Las heridas del agua se concibe como una obra que ahonda en los veneros donde se engendra un libro brillante y reflexivo, con el que al fin se cierra ese ansiado círculo tan deseado por el autor, de cuya genialidad dudo que se haya hecho cargo; puestas tantas veces esas ilusiones que, desde tiempo, palpitaban con fuerza en su corazón; pues sorprende la impasividad en que se ha quedado ante tan magnífico libro. O se halle en ese dulce nublado sicológico y pasajero, por lo que quizá nunca llega a creerse este pequeño milagro, aunque tenga tan bellos libros, premiados, como el Juan Alcaide, el Francisco de Quevedo, el Antonio Machado, y el curioso, pero ciertamente también, premio de poesía erótica Cálamo.
La primera parte lleva un título claramente elegíaco, Testamento, donde el primer verso ya da calor y brío al poemario: “Cuando pensábamos en singular / e íbamos al mar desnudos, / solo vestidos de promesas; / que la vida era el ser supremo de la creación”. Y vuelve al presente con un mensaje triste: “Y asoma la lluvia detrás del horizonte / e inunda de vejez nuestros cimientos / a partir de las inapreciables sienes rotas / el corazón postrado en la añoranza”.
En efecto, se observan duros ramalazos elegíacos. Versos hermosos, sí, que ligados a la misma agua de la que está hecha el alma del libro, el autor se apoya en términos como río, agua, mar, lluvia, nieve… cito:
“odres de nuestro advenimiento / con monedas festivas… / Y no fue así. No ha sido nada de eso”.
Sé que Onofre Rojano tiene delicado los ojos, y eso, para él, para cualquier escritor, para cualquier persona es terrible: “Mis ojos están enfermos hoy en día / -infectados de llanto- / y, generosos, vierten / los ríos interiores de salada presencia, mientras la luz extingue su sustancia…”. He aquí otra punzada, como el golpe de una piedra, pero que dejan huella.
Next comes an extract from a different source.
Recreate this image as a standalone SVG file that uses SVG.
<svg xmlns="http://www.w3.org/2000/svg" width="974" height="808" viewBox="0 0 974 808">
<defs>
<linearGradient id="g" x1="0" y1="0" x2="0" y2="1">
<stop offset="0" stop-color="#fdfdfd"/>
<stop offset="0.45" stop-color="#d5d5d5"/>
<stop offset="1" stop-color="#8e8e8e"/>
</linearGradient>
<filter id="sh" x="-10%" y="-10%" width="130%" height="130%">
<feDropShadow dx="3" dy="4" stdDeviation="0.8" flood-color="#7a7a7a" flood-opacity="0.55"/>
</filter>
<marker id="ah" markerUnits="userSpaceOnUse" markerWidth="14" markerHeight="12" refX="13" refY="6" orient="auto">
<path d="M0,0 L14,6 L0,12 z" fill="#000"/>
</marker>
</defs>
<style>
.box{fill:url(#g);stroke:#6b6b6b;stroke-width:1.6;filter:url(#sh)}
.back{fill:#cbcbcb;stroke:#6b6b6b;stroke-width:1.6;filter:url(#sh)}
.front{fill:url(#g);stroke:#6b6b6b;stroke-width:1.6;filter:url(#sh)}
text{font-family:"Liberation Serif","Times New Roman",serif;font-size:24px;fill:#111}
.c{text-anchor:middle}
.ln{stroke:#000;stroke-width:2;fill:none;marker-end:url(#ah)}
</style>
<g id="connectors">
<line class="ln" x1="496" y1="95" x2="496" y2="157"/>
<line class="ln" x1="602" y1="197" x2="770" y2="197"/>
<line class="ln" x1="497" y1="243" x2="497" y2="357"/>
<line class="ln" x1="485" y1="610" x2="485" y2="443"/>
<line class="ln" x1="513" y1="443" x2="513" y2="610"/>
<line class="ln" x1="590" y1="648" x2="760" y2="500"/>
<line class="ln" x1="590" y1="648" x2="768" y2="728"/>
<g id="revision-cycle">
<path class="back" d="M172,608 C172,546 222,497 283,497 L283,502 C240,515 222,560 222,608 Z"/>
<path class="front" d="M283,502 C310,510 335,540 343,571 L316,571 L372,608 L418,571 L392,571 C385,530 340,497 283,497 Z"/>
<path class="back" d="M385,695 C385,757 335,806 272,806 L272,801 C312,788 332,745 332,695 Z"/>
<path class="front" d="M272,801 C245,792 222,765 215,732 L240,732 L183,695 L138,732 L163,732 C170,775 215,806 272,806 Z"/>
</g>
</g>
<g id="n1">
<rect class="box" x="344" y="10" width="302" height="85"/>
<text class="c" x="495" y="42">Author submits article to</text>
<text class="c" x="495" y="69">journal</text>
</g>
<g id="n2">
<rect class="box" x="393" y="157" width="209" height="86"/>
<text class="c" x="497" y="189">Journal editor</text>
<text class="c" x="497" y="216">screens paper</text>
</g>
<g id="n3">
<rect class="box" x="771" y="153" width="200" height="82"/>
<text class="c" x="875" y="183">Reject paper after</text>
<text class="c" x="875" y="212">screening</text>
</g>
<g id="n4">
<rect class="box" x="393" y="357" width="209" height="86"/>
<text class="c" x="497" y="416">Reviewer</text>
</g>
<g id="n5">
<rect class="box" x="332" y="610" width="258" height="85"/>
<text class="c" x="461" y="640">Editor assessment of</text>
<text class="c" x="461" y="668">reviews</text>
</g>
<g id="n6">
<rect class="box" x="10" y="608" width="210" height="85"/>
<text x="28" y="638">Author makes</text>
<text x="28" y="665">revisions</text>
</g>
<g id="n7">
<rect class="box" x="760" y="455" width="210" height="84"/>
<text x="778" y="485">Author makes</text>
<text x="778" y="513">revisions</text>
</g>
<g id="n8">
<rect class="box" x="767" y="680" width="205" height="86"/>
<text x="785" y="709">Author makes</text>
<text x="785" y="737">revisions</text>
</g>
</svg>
La segunda mitad de la obra -Paréntesis-, contrariamente al orden contrariamente usadas en el resto de sus libros, en Las heridas del agua, cambia casi todo. El corazón rompe de pronto con la igualdad y se deja llevar por la bandera del sentir gozoso, como el que lanza en el soneto Luz. “Quiero la luz del día para ver / las antorchas del sol brillar quien soy: un tratado de paz sin resolver”. Aunque, seguidamente, vuelven a sonar los conocidos ramalazos del dolor, versos del poema titulado Estigma, también abrazado al agua:
“Es un dolor a cuestas solo verlo. Pendiente estoy del agua que da vida, / como el pez que agoniza sin saberlo”.
Y cierra el libro con estos versos tremendos:
“las fronteras de la edad que descienden / al subsuelo de ti / para cavar vencidos aposentos”.
Sin duda, con Las heridas del agua Onofre Rojano hace un homenaje a la lírica, cuyo contenido alcanza una brillantez insólita.